Guilty Pleasures Welcome!

I have always defined myself by my “Guilty pleasures”.  Being a nerd before nerds were main stream and before literally every comic book and movie was refranchised and sold to studios it was kind of essential.  Starwars was how my dad learned german because he knew literally every single line.  We had my uncle tape (And I do mean VHS tape) episodes of the X Files and a little-known show called Dark Angel which would introduce the world to a teenage Jessica alba before anyone knew who she was.  We were a nerd family and still are. 

The difference is now that Nerding is all the rage.  Everyone knows that superheroes and lucky for me its no longer weird for a 35-year-old woman to have a collection of Funko Pop Villains in her bedroom.  I’m not even kidding I have 13 looking at me right now from Chithumlu to Stevie from Pet Cemetery to Gritty (yes gritty, the mascot of the Philadelphia fliers is a villain and you can’t change my mind.).  Of course trends come and go but the point is that there is always something that will come in and out of vogue. 

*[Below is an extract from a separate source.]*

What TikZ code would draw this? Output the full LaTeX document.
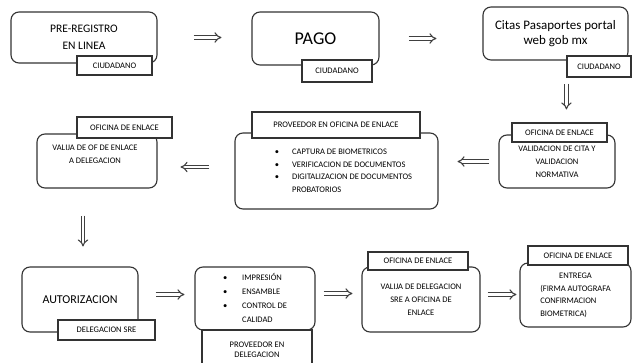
\documentclass[tikz,border=0pt]{standalone}
\usepackage{fontspec}
\setmainfont{Carlito}
\usepackage{tikz}
\usetikzlibrary{arrows.meta, calc}

\begin{document}
\begin{tikzpicture}[x=1pt, y=-1pt,
    stage/.style={rectangle, rounded corners=8pt, draw=black!80, line width=1.1pt, fill=white, inner sep=2pt, align=center},
    tag/.style={rectangle, draw=black!80, line width=1.1pt, fill=white, inner sep=1pt, align=center, font=\fontsize{8.5}{10}\selectfont},
    small/.style={font=\fontsize{8.5}{13}\selectfont},
    flow/.style={double=white, double distance=2.4pt, line width=1.1pt, draw=black!75, -{Implies}},
]
    \useasboundingbox (0,0) rectangle (632,362);
    % Row 1
    \node[stage, minimum width=146pt, minimum height=51pt, font=\fontsize{11.5}{17}\selectfont] (reg) at (84,37.5) {PRE-REGISTRO\\EN LINEA};
    \node[tag, minimum width=75pt, minimum height=19pt] (regtag) at (114.5,65.5) {CIUDADANO};
    \node[stage, minimum width=127pt, minimum height=53pt, font=\fontsize{18}{20}\selectfont] (pago) at (315.5,38.5) {PAGO};
    \node[tag, minimum width=70pt, minimum height=22pt] (pagotag) at (337,71) {CIUDADANO};
    \node[stage, minimum width=145pt, minimum height=53pt, font=\fontsize{13}{15}\selectfont] (citas) at (555.5,33.5) {Citas Pasaportes portal\\web gob mx};
    \node[tag, minimum width=64pt, minimum height=21pt] (citastag) at (599,66.5) {CIUDADANO};
    % Row 2
    \node[stage, small, minimum width=116pt, minimum height=53pt] (valid) at (557,161.5) {VALIDACION DE CITA Y\\VALIDACION\\NORMATIVA};
    \node[tag, minimum width=95pt, minimum height=19pt] (validtag) at (559.5,132.5) {OFICINA DE ENLACE};
    \node[stage, font=\fontsize{8.5}{12.7}\selectfont, minimum width=203pt, minimum height=76pt] (prov) at (336.5,171) {%
        \hspace*{14pt}\begin{tabular}{@{}c@{\hspace{13pt}}l@{}}
        \textbullet & CAPTURA DE BIOMETRICOS\\
        \textbullet & VERIFICACION DE DOCUMENTOS\\
        \textbullet & DIGITALIZACION DE DOCUMENTOS\\
                    & PROBATORIOS
        \end{tabular}};
    \node[tag, minimum width=168pt, minimum height=26pt] (provtag) at (336,125) {PROVEEDOR EN OFICINA DE ENLACE};
    \node[stage, minimum width=120pt, minimum height=54pt] (valija) at (97,161) {};
    \node[small, align=center, inner sep=0pt] (valijatxt) at (95,154.5) {VALIJA DE OF DE ENLACE\\A DELEGACION};
    \node[tag, minimum width=95pt, minimum height=21pt] (valijatag) at (124.5,127.5) {OFICINA DE ENLACE};
    % Row 3
    \node[stage, minimum width=116pt, minimum height=65pt, font=\fontsize{12}{14}\selectfont] (aut) at (80,299.5) {AUTORIZACION};
    \node[tag, minimum width=97pt, minimum height=20pt] (auttag) at (106.5,330) {DELEGACION SRE};
    \node[stage, font=\fontsize{8.5}{14}\selectfont, minimum width=120pt, minimum height=63pt] (impr) at (255,298.5) {%
        \begin{tabular}{@{}c@{\hspace{15pt}}l@{}}
        \textbullet & IMPRESIÓN\\
        \textbullet & ENSAMBLE\\
        \textbullet & CONTROL DE\\
                    & CALIDAD
        \end{tabular}};
    \node[tag, minimum width=110pt, minimum height=40pt] (imprtag) at (257,350) {PROVEEDOR EN\\DELEGACION};
    \node[stage, small, minimum width=118pt, minimum height=65pt] (sre) at (421,299.5) {VALIJA DE DELEGACION\\SRE A OFICINA DE\\ENLACE};
    \node[tag, minimum width=100pt, minimum height=18pt] (sretag) at (418,261) {OFICINA DE ENLACE};
    \node[stage, font=\fontsize{8.5}{12.5}\selectfont, minimum width=111pt, minimum height=64pt] (entr) at (575.5,295) {%
        \begin{tabular}{@{}l@{}}
        \multicolumn{1}{c}{ENTREGA}\\
        (FIRMA AUTOGRAFA\\
        CONFIRMACION\\
        BIOMETRICA)
        \end{tabular}};
    \node[tag, minimum width=100pt, minimum height=19pt] (entrtag) at (578,255.5) {OFICINA DE ENLACE};
    % Arrows
    \draw[flow, shorten <=36pt, shorten >=30pt] (reg.east) -- (reg.east -| pago.west);
    \draw[flow, shorten <=29pt, shorten >=46pt] (pago.east) -- (pago.east -| citas.west);
    \draw[flow, shorten <=6pt, shorten >=13pt] (citastag.south west) -- (citastag.south west |- validtag.north);
    \draw[flow, shorten <=9pt, shorten >=19pt] (valid.west) -- (valid.west -| prov.east);
    \draw[flow, shorten <=25pt, shorten >=23pt] ([yshift=4pt]prov.west) -- ([yshift=4pt]prov.west -| valija.east);
    \draw[flow, shorten <=27pt, shorten >=20pt] ([xshift=-14pt]valija.south) -- ([xshift=-14pt]valija.south |- aut.north);
    \draw[flow, shorten <=17pt, shorten >=10pt] ([yshift=5pt]aut.east) -- ([yshift=5pt]aut.east -| impr.west);
    \draw[flow, shorten <=8pt, shorten >=9pt] ([yshift=5pt]impr.east) -- ([yshift=5pt]impr.east -| sre.west);
    \draw[flow, shorten <=7pt, shorten >=3pt] ([yshift=5pt]sre.east) -- ([yshift=5pt]sre.east -| entr.west);
\end{tikzpicture}
\end{document}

I don’t know if it’s my age or anything else, maybe I’m just more comfortable with myself but the more I think about guilty pleasures, the less I feel guilty about them.  The truth is that I don’t think any of us should feel guilty about what we love.  Unless we love murdering people of course.  Why shoukd we feel guilt about anything that brings us joy.  This life is short and each love, each hobby, each moment is something that we are not only allowed to live but supposed to enjoy, so why should we feel guilty about anything that brings us joy? 

My guilty pleasures: 

My comfort shows

Trash TV like Hoarders

Horror movies

Horror books

All the podcasts all the time

Really really dark hot chocolate with whipped cream vodka mixed in it. 

Whipped cream vodka anything actually.  I’m alright with being a sorority girl. 

Buying way too many plants

Role playing with friends on the internet. 

Being a writer

Prefer early nights in instead of late nights out.  I’m okay with not being a partier. 

Farmers markets

Buying a 60 dollar coffee mug because I fucking can.

Ordering food for delivery even if its only a mile and a half away. 

Tweeting with no pants on.

Listening to books on audiable instead of reading them.

Reading about cults and serial killers

Scrolling thought social media

Listening to pop music from the 90’s

Listening to other people talk about their drama

Day dreaming about people that don’t actually exist.  Fictional men written by women are so much better then real men. 

Using pet finder like a dating app. 

Fuzzy socks

Having more lounging clothes and pajamas that probably cost more than my outside-the-house clothing. 

Drinking more tea than plain water. 

Spending the mornings cuddling with my dog

Keeping my room ice cold while snuggled up with a heated mattress pad.

As you can see there are so many different things that can bring just little amounts of joy, even if it’s just scream-singing spice girls in the car.  What’s wrong with that?  Why feel guilty?